I hung up the phone awhile ago with one of my best highfalutin friends.  He laughs at the adjective, but secretly enjoys the accuracy.  I’m not thrilled that he now lives in Scottsdale (told you), but I am very happy to talk to him on the phone every now and then.  The actual phone.

While we may have been mobile in our respective homes while chatting, there is something about old-fashioned communication that enhances the exchange.  It’s nice to hear an actual voice instead of some impostor emoticon.  I feel ripped off every time someone grants me 20-20 vision into the window of their meager little soul via one of those possessed symbols.

Now, if they’re sent to me from someone who knows me well enough to do it strictly in sardonic fashion – fine.  Good.  Enjoyable.  But if one of my friends is upset and sends me the cry-baby face, it makes me want to send the Grrrr ANGRY-SMURF-MAN! face back, because I am now mad that I’m on the other end making fun of my friend – who is obviously upset.  I’d rather hear their voice cracking in grief or gut wrenching in laughter so I can feel connected to them instead of connected to Mr. Yuk and his family.

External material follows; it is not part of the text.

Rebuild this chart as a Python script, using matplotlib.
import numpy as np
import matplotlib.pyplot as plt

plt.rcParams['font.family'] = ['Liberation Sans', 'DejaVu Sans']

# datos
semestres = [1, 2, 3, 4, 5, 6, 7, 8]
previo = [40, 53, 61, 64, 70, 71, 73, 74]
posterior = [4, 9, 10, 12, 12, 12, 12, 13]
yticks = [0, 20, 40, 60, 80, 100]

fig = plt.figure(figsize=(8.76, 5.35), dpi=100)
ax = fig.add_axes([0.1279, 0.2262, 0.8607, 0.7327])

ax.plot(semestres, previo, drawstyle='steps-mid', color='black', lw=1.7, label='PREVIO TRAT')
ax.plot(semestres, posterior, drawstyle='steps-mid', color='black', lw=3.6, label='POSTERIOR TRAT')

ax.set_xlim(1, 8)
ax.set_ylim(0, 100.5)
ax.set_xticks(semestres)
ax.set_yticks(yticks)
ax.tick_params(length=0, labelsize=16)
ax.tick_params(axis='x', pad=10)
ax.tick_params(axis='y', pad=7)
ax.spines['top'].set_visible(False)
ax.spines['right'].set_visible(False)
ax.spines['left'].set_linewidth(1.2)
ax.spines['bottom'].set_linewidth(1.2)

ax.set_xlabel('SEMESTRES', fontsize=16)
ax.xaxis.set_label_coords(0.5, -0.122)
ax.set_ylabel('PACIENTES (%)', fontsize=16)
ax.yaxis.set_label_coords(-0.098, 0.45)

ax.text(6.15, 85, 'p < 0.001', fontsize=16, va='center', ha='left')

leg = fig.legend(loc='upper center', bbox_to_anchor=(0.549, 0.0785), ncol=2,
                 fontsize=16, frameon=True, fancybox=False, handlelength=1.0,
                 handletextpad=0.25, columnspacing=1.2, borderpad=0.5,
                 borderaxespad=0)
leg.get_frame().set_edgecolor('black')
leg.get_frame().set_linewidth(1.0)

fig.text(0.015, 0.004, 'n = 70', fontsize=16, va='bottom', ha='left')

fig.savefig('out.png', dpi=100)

Anyway, I struggle with the conflict between instantaneous communication and old-fashioned means.  The former is a necessity in today’s working world, but I would argue it does not translate whatsoever in today’s social world.  In fact, it totally jacks it all up.  You can’t get to know someone, really know someone, through texting or emailing alone.  It’s the equivalent of liquid courage.  People say things when they’re under the influence of alcohol that no way would they say stone cold sober. (My “friend” Deb would tell you that I told some cashier guy he was svelte – sure he was behind the register at Cap-N-Cork but she’s a liar nonetheless). 

Old-fashioned communication is sweeter, more meaningful, and longer-lasting.  Hallmark cards?  I save them all.  Post-it notes left in surprise locations?  I leave them for Liv frequently; she saves them all.  A hand-written thank you card on vellum with a 24k cresty-seal from my highfalutin friend?  Still in my office – next to the other one until Cash For Gold branches out beyond jewelry.

People hide behind all sorts of facades, whether it’s 4 glasses of wine or poetic words.  And tomorrow afternoon, when Liv’s stupid teenage boy”friend” comes over after school to “study,” he better remember this is 2012 – when all communication is done through non-sweet, non-meaningful, and lickety-split-like-lasting texts.  From separate rooms. 

Thank goodness they’re too young to remember Roxanne.